Mix about 8 ounces of Floetrol per gallon of paint. It won’t change the color or the coverage. What it will do is buy you an extra few minutes of working time, which is often the difference between a smooth dark wall and a streaky one.
This is especially useful if you’re painting in a room with poor ventilation, direct sunlight, or forced-air heating — all of which accelerate drying.
Check Your Lighting Before You Blame the Paint
Sometimes the wall isn’t actually streaky. Sometimes the light is just doing something unflattering.
A single overhead light or a lamp positioned close to the wall creates raking light — light that hits the surface at a sharp angle. Raking light exaggerates every tiny imperfection, including roller stipple, minor texture differences, and even the nap pattern of the roller cover. On a dark wall, this effect is amplified because the contrast between the peaks and valleys of the paint film is more pronounced.
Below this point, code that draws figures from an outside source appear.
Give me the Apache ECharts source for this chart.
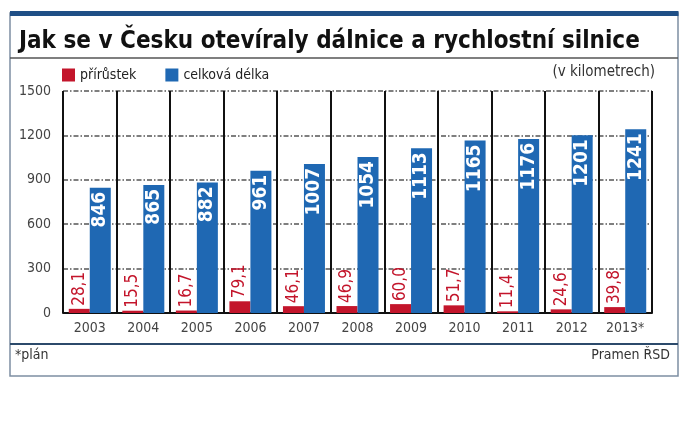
<!DOCTYPE html>
<html><head><meta charset="utf-8">
<script src="https://cdn.jsdelivr.net/npm/echarts@6/dist/echarts.min.js"></script>
<style>html,body{margin:0;padding:0;background:#fff}#c{width:688px;height:438px}</style>
</head><body><div id="c"></div>
<script>
const categories = ['2003','2004','2005','2006','2007','2008','2009','2010','2011','2012','2013*'];
const prirustek = [28.1,15.5,16.7,79.1,46.1,46.9,60.0,51.7,11.4,24.6,39.8];
const celkovaDelka = [846,865,882,961,1007,1054,1113,1165,1176,1201,1241];
const yTicks = {min:0, max:1500, interval:300};

const F = "'DejaVu Sans Condensed', 'DejaVu Sans', sans-serif";
const chart = echarts.init(document.getElementById('c'), null, {renderer:'canvas'});
const RED = '#c3152b', BLUE = '#1f68b3';
chart.setOption({
  animation:false,
  backgroundColor:'#fff',
  title:{text:'Jak se v Česku otevíraly dálnice a rychlostní silnice', left:14, top:25,
    textStyle:{fontFamily:F, fontWeight:'bold', fontSize:24, color:'#111'}},
  legend:{left:57, top:63, itemWidth:13, itemHeight:13, itemGap:29, icon:'rect',
    textStyle:{fontFamily:F, fontSize:14, color:'#222'},
    data:['přírůstek','celková délka']},
  grid:{left:63, right:36, top:91, bottom:125, containLabel:false},
  xAxis:{type:'category', data:categories,
    axisLine:{lineStyle:{color:'#111', width:2}},
    axisTick:{show:false},
    axisLabel:{color:'#444', fontSize:14, margin:8, fontFamily:F},
    splitLine:{show:true, lineStyle:{color:'#111', width:2}}},
  yAxis:{type:'value', min:yTicks.min, max:yTicks.max, interval:yTicks.interval,
    axisLine:{show:false}, axisTick:{show:false},
    axisLabel:{color:'#444', fontSize:14, margin:12, fontFamily:F, formatter:v=>String(v)},
    splitLine:{lineStyle:{color:'#555', width:1.5, type:[5,2,1.5,2]}}},
  series:[
    {name:'přírůstek', type:'bar', data:prirustek, barWidth:21, barGap:'0%',
      itemStyle:{color:RED},
      label:{show:true, position:'top', rotate:90, align:'left', verticalAlign:'middle', distance:3,
        color:RED, fontSize:17, fontFamily:F,
        formatter:p=>p.value.toFixed(1).replace('.',',')}},
    {name:'celková délka', type:'bar', data:celkovaDelka, barWidth:21, barGap:'0%',
      itemStyle:{color:BLUE},
      label:{show:true, position:'insideTop', rotate:90, align:'right', verticalAlign:'middle', distance:4,
        color:'#fff', fontSize:19, fontWeight:'bold', fontFamily:F}}
  ],
  graphic:[
    {type:'rect', z:-1, shape:{x:10, y:13, width:668, height:363}, style:{fill:'none', stroke:'#7d8fa3', lineWidth:1.5}},
    {type:'rect', shape:{x:10, y:11, width:668.5, height:5}, style:{fill:'#1f4f86'}},
    {type:'line', shape:{x1:10, y1:58, x2:678, y2:58}, style:{stroke:'#555', lineWidth:1.5}},
    {type:'line', shape:{x1:10, y1:344, x2:678, y2:344}, style:{stroke:'#2c4a6b', lineWidth:2}},
    {type:'text', right:33, top:65, style:{text:'(v kilometrech)', fontFamily:F, fontSize:15, fill:'#333'}},
    {type:'text', left:15, top:348, style:{text:'*plán', fontFamily:F, fontSize:14, fill:'#333'}},
    {type:'text', right:18, top:348, style:{text:'Pramen ŘSD', fontFamily:F, fontSize:14, fill:'#333'}}
  ]
});
</script></body></html>
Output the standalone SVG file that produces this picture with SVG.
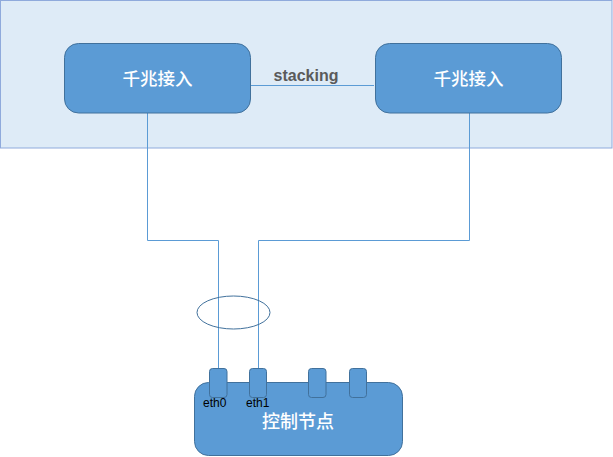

Before you sand everything down and start over, try evaluating the wall under different lighting conditions. Move a lamp to the opposite side of the room. Check it during the day with curtains open. If the streaks disappear when the light changes, the issue is the lighting, not the paint job.
If you find that your lighting consistently creates raking light on a dark wall, switching to a flatter sheen is the simplest fix. Going from satin to matte on a dark wall can make a dramatic difference in how smooth it appears under typical lighting.
Fixing Streaks That Have Already Dried
If the damage is done and you’re staring at a dark wall full of roller marks, don’t paint over it immediately. That will just add another uneven layer on top of the first one.
Let the paint cure fully — at least 24 hours for latex. Then lightly sand the worst areas with 220-grit sandpaper. You’re not stripping the paint off. You’re just knocking down the raised ridges and leveling out the texture so the next coat goes on smoother.
Wipe the sanding dust off with a damp cloth and let the wall dry. Then apply a thin, even coat using proper rolling technique. One well-applied coat usually fixes the problem.
For walls that are really bad — heavy lap marks, multiple visible roller tracks, patchy coverage — it might be worth applying a tinted primer before your fix coat. Have the primer store-tinted to a shade close to your topcoat color. This creates a more uniform base so the dark topcoat doesn’t have to do as much heavy lifting, and it reduces the chance of the streaks showing through again.
Two Coats Minimum, Three if You’re Smart
The single biggest mistake with dark paint is trying to get full coverage in one thick coat. Thick coats dry unevenly, sag, and leave roller marks. Two thin coats will always look better than one thick one.
With very deep colors — true black, dark navy, dark emerald — a third coat isn’t unusual. Each coat builds density and evens out the color. By the third coat, you’ve buried any minor inconsistencies from the first two layers.
Use the same amount of paint on your roller for each coat. Don’t load heavier on the first coat thinking you’ll save time. Even, consistent coats are the entire game when you’re working with dark colors.
What If It’s Still Not Working?
Some rooms fight you. Bad wall texture, aggressive lighting, dry air, awkward dimensions that make it hard to maintain a wet edge — these all stack up. If you’ve tried proper technique, used a paint conditioner, chosen the right sheen, and applied multiple thin coats, and the wall still looks off, there might be an underlying surface issue.
Old walls with inconsistent texture, poorly skimmed drywall, or multiple layers of different paints underneath can all cause uneven absorption. In those cases, a full coat of high-build primer (sanded smooth) before your topcoat is sometimes the only way to get a uniform result.
Dark paint rewards patience more than any other color. Take your time, work in sections, keep your edge wet, and don’t skip the prep. The payoff when it’s done right is a wall that actually looks like the swatch you fell in love with at the paint store.